El déficit de las principales instituciones financieras, producto de la falsa idea de que el mercado debe ser el único regulador de la actividad económica, nos advirtió de cuán equivocados estábamos, y es aún hoy el día en que no hemos salido de la crisis. Por si fuera poco, el alzamiento popular de los pueblos árabes contra los oligarcas que venían rigiéndolos nos ha llenado de perplejidad. ¿Pero no habíamos quedado en que los musulmanes detestaban la democracia occidental? ¿A qué vienen esos gritos pidiendo libertad? ¿No estarán los fundamentalistas tras ello? Y, sobre todo, ¿ayudamos o no a las multitudes en las calle o a los sons of bitches que veníamos apoyando para que mantuvieran el orden y siguieran suministrándonos petróleo? En estas dudas, las cosas se han decantado según el equilibrio interno de cada país: allí donde nuestro son of a bitchno era bastante fuerte, ha tenido que salir pitando, quedando el Ejército al frente de una situación. Allí donde lo era, se está imponiendo, mientras nosotros discutimos si son galgos o podencos. Quedando flotando sobre esos países una incógnita, que nadie sabe cómo se despejará, y el que diga saberlo es un mentiroso o un necio.

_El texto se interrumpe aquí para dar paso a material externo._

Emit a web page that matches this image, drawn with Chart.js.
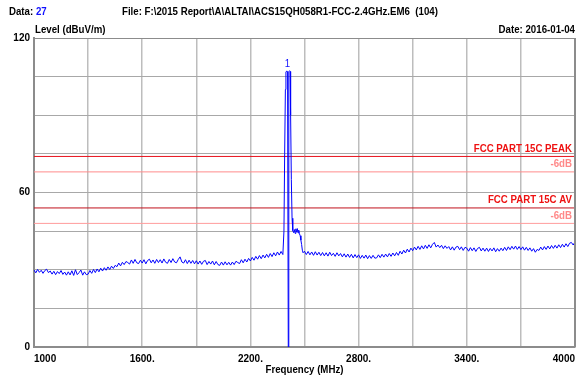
<!DOCTYPE html>
<html><head><meta charset="utf-8">
<script src="https://cdn.jsdelivr.net/npm/chart.js@4/dist/chart.umd.min.js"></script>
<style>html,body{margin:0;padding:0;background:#fff;}canvas{display:block;}</style>
</head><body>
<canvas id="c" width="581" height="376"></canvas>
<script>
// ---- data ----
const lowBandStart = 1000, lowBandStep = 10;
const lowBandLevels = [
29.9,28.8,30.1,29.0,29.8,28.6,29.7,30.2,28.9,29.5,
28.3,29.4,28.1,29.3,28.5,29.7,28.2,29.1,27.9,29.2,
28.0,29.6,27.8,30.0,28.1,28.9,29.9,27.9,29.2,28.1,
28.3,29.7,28.6,30.1,28.9,30.3,29.2,30.6,29.5,30.8,
29.8,31.1,30.1,31.4,30.5,31.7,31.2,32.6,31.5,32.9,
32.0,33.2,32.8,32.2,33.8,32.5,34.0,32.7,32.4,33.7,
32.6,33.9,32.3,33.6,34.1,32.7,33.8,32.5,34.0,32.8,
33.9,32.6,34.2,32.9,32.5,34.0,32.8,34.3,33.0,32.7,
34.0,35.0,33.0,32.6,33.9,32.4,33.7,32.5,33.6,32.3,
33.5,32.2,33.4,32.1,33.3,33.6,32.0,33.2,32.2,33.4,
31.9,33.2,32.0,31.7,33.0,31.8,33.1,31.9,32.9,31.8,
33.0,32.0,33.3,32.8,32.4,33.9,32.7,34.1,33.0,34.4,
33.4,34.8,33.7,35.2,34.1,35.5,34.3,35.7,34.6,36.0,
34.8,36.3,35.1,36.6,35.4,36.9,35.7,37.1,35.9
];
const peakFreqs  = [2386,2390,2394,2397,2402,2406,2410,2413,2417,2420,2423,2427,2431,2435,2440,2444,2448,2452,2456,2460,2464,2468,2472,2476,2480,2484,2488,2492];
const peakLevels = [45,75,100,106.8,107.2,107.0,0,106.9,107.3,107.0,90,65,50,45.2,44.4,45.6,44.1,45.9,44.6,46.0,44.3,45.4,44.0,43.2,41.5,39.8,37.6,36.6];
const highBandStart = 2500, highBandStep = 10;
const highBandLevels = [
37.2,35.9,37.1,35.8,36.9,35.6,37.0,35.7,36.8,35.5,
36.7,35.4,36.6,35.3,36.8,35.5,36.4,35.2,36.6,35.4,
36.3,35.0,36.2,34.9,36.1,34.8,36.0,34.6,35.9,34.7,
35.8,34.4,35.6,34.5,35.7,34.3,35.5,34.4,35.6,34.5,
34.6,35.8,34.7,36.0,34.9,36.1,35.0,36.3,35.2,36.5,
35.4,36.7,35.6,37.2,36.1,37.6,36.5,38.0,36.9,38.4,
37.4,38.8,37.7,39.1,37.9,39.3,38.1,39.5,38.3,39.7,
38.5,39.9,40.6,38.8,39.6,38.6,39.5,38.2,39.3,38.3,
39.0,37.7,38.9,37.6,38.8,39.1,37.8,38.9,37.5,38.7,
38.4,37.2,38.6,37.4,38.5,37.1,38.3,38.7,37.3,38.4,
37.2,38.4,37.1,38.3,37.3,38.5,37.0,38.2,37.2,38.4,
37.4,38.7,37.5,38.9,37.8,39.1,38.0,39.2,37.9,39.0,
37.8,38.9,37.6,38.7,37.5,38.5,37.2,38.2,36.8,37.9,
37.5,38.8,37.7,39.0,37.9,39.2,38.1,39.4,38.3,39.5,
38.4,39.7,38.6,39.9,38.8,40.1,39.0,40.3,40.6,39.6,
40.8
];
const limitNames  = ["FCC PART 15C PEAK", "-6dB", "FCC PART 15C AV", "-6dB"];
const limitValues = [74, 68, 54, 48];
const xTickLabels = {1000:"1000",1600:"1600.",2200:"2200.",2800:"2800.",3400:"3400.",4000:"4000"};
const yTickLabels = {0:"0",60:"60",120:"120"};
const markerFreq = 2406, markerLevel = 107.2, markerText = "1";
const headerData = "27";
const headerFile = "File: F:\\2015 Report\\A\\ALTAI\\ACS15QH058R1-FCC-2.4GHz.EM6  (104)";
const headerDate = "Date: 2016-01-04";
const yTitle = "Level (dBuV/m)";
const xTitle = "Frequency (MHz)";

// ---- build ----
const FONT = '"Liberation Sans", Arial, sans-serif';
const SQUEEZE = 0.88;
const trace = [];
lowBandLevels.forEach((v,i)=>trace.push({x: lowBandStart + i*lowBandStep, y: v}));
peakFreqs.forEach((f,i)=>trace.push({x: f, y: peakLevels[i]}));
highBandLevels.forEach((v,i)=>trace.push({x: highBandStart + i*highBandStep, y: v}));

const limitColors = ["#e8101c", "#ff8c8c", "#c0101c", "#ff9c9c"];
const limitTextColors = ["#ee1111", "#ff8888", "#ee1111", "#ff8888"];
const limitSets = limitValues.map((v,i)=>({
  data: [{x:1000,y:v},{x:4000,y:v}],
  borderColor: limitColors[i], borderWidth: 1, pointRadius: 0, order: 2
}));

function sq(ctx, text, x, y, align) {
  ctx.save();
  ctx.translate(x, y);
  ctx.scale(SQUEEZE, 1);
  ctx.textAlign = align;
  ctx.fillText(text, 0, 0);
  ctx.restore();
}

const textPlugin = {
  id: 'texts',
  afterDraw(chart) {
    const ctx = chart.ctx, xs = chart.scales.x, ys = chart.scales.y, a = chart.chartArea;
    ctx.save();
    ctx.strokeStyle = '#8c8c8c'; ctx.lineWidth = 1;
    ctx.beginPath(); ctx.moveTo(a.left, a.top+0.5); ctx.lineTo(a.right, a.top+0.5); ctx.stroke();
    ctx.lineWidth = 2;
    ctx.beginPath(); ctx.moveTo(a.right, a.top); ctx.lineTo(a.right, a.bottom); ctx.stroke();
    ctx.font = 'bold 11px ' + FONT;
    ctx.textBaseline = 'middle';
    ctx.fillStyle = '#000';
    sq(ctx, 'Data: ', 9, 12, 'left');
    const w = ctx.measureText('Data: ').width * SQUEEZE;
    ctx.fillStyle = '#1010ff'; sq(ctx, headerData, 9 + w, 12, 'left');
    ctx.fillStyle = '#000';
    sq(ctx, headerFile, 122, 12, 'left');
    sq(ctx, yTitle, 35, 30, 'left');
    sq(ctx, headerDate, 575, 30, 'right');
    sq(ctx, xTitle, (a.left + a.right) / 2, 370, 'center');
    ctx.textBaseline = 'bottom';
    limitNames.forEach((n,i)=>{
      const y = ys.getPixelForValue(limitValues[i]);
      ctx.fillStyle = limitTextColors[i];
      sq(ctx, n, a.right - 3, y - 2, 'right');
    });
    ctx.fillStyle = '#1010ff'; ctx.textBaseline = 'bottom';
    ctx.font = '11px ' + FONT;
    sq(ctx, markerText, xs.getPixelForValue(markerFreq), ys.getPixelForValue(markerLevel) - 1, 'center');
    ctx.restore();
  }
};

new Chart(document.getElementById('c'), {
  type: 'line',
  data: { datasets: [
    { data: trace, borderColor: '#0000ff', borderWidth: 1, pointRadius: 0, order: 1 },
    ...limitSets
  ]},
  options: {
    responsive: false, animation: false, devicePixelRatio: 1,
    layout: { padding: { left: 0, right: 6, top: 38, bottom: 0 } },
    plugins: { legend: { display: false }, tooltip: { enabled: false } },
    elements: { line: { tension: 0 } },
    scales: {
      x: {
        type: 'linear', min: 1000, max: 4000,
        afterFit(s) { s.height = 29; },
        grid: { color: '#bdbdbd', lineWidth: 1.5, drawTicks: false },
        border: { color: '#8c8c8c', width: 2 },
        ticks: { stepSize: 300, autoSkip: false, maxRotation: 0, align: 'inner', padding: 6,
          color: '#000', font: { family: FONT, size: 10, weight: 'bold' },
          callback: v => xTickLabels[v] || '' }
      },
      y: {
        min: 0, max: 120,
        afterFit(s) { s.width = 34; },
        grid: { color: '#a8a8a8', lineWidth: 1, drawTicks: false },
        border: { color: '#8c8c8c', width: 2 },
        ticks: { stepSize: 15, autoSkip: false, padding: 4,
          color: '#000', font: { family: FONT, size: 10, weight: 'bold' },
          callback: v => yTickLabels[v] || '' }
      }
    }
  },
  plugins: [textPlugin]
});
</script>
</body></html>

Lo único que sabemos es que el viejo orden mundial se ha ido al traste y que el nuevo solo está apuntando. Un orden todavía desorden, pero en el que pocas cosas quedarán como estaban. Su rasgo más destacado es la aparición de nuevos protagonistas en la escena mundial. China a la cabeza, convertida ya en segunda potencia económica, aunque sin aspiraciones a usar su liderazgo. Los chinos no están interesados, como los soviéticos o los norteamericanos, en crear un imperio fuera de sus fronteras. Con los problemas que tienen dentro de ellas, les basta. Su interés se cifra en asegurarse el suministro de las materias primas que devora su industria, con crecimientos de más del diez por ciento anual. De ahí los convenios que están cerrando con los países productores de las mismas en África, Hispanoamérica y la misma Asia. La ideología no les interesa y las aventuras bélicas menos, ya que disturban el materialismo ultramontano que Deng Xiaoping explicó a Felipe González con frase lapidaria: «Gato negro o gato rojo, lo importante es que cace ratones». Es una actitud nada expansionista, excepto en el terreno comercial, pero que ayuda poco a crear un orden mundial.
Y no están solos en ella. Les acompañan los llamados «países emergentes», India, Brasil, Corea del Sur, Chile, a los que se les irán uniendo otros procedentes de campos ideológicos muy distintos, para construir un sistema híbrido, en el que prima la economía sobre la política y los intereses nacionales sobre cualquier otro. Si este va a ser el clima del siglo que empieza, mucho me temo que nos aguarden tiempos agitados, pues ninguno de esos nuevos protagonistas parece interesado en asumir mayores responsabilidades internacionales. Y si Rusia renunció a las suyas al renunciar a su imperio, puede temerse que la parálisis del Consejo de Seguridad, único organismo de Naciones Unidas con poderes ejecutivos, se convierta más en un obstáculo que en un factor de paz y justicia.
Mientras, los Estados Unidos acusan el enorme esfuerzo realizado en los últimos veinte años de llevar sobre sus hombros la dirección mundial. Que buena parte de su deuda esté en manos chinas, que su presupuesto militar sea superior al de los quince países que le siguen juntos y que su déficit haya tomado proporciones astronómicas hablan por sí solos. Aquel país tiene una enorme capacidad de resistencia y recursos suficientes para salir adelante, por lo que no dudo de que saldrá de esta crisis como salió de otras anteriores tanto o más graves. Pero saldrá él. Ya más dudoso es que pueda tirar de los demás, como tras la Segunda Guerra Mundial. Y queda pendiente la incógnita de quién podrá o querrá tomar el relevo.
Porque Europa no tiene a todas luces capacidad ni voluntad de hacerlo, como ha demostrado en las últimas crisis militares, económicas y políticas a que se ha visto enfrentada. De ahí que la pregunta que se formulara Paul Valéry, «¿llegará Europa a ser lo que en realidad es, la cabeza de Asia?», tenga ya contestación: más que la cabeza, la cola.
Aunque meterse a profeta hoy es hacer oposiciones al ridículo.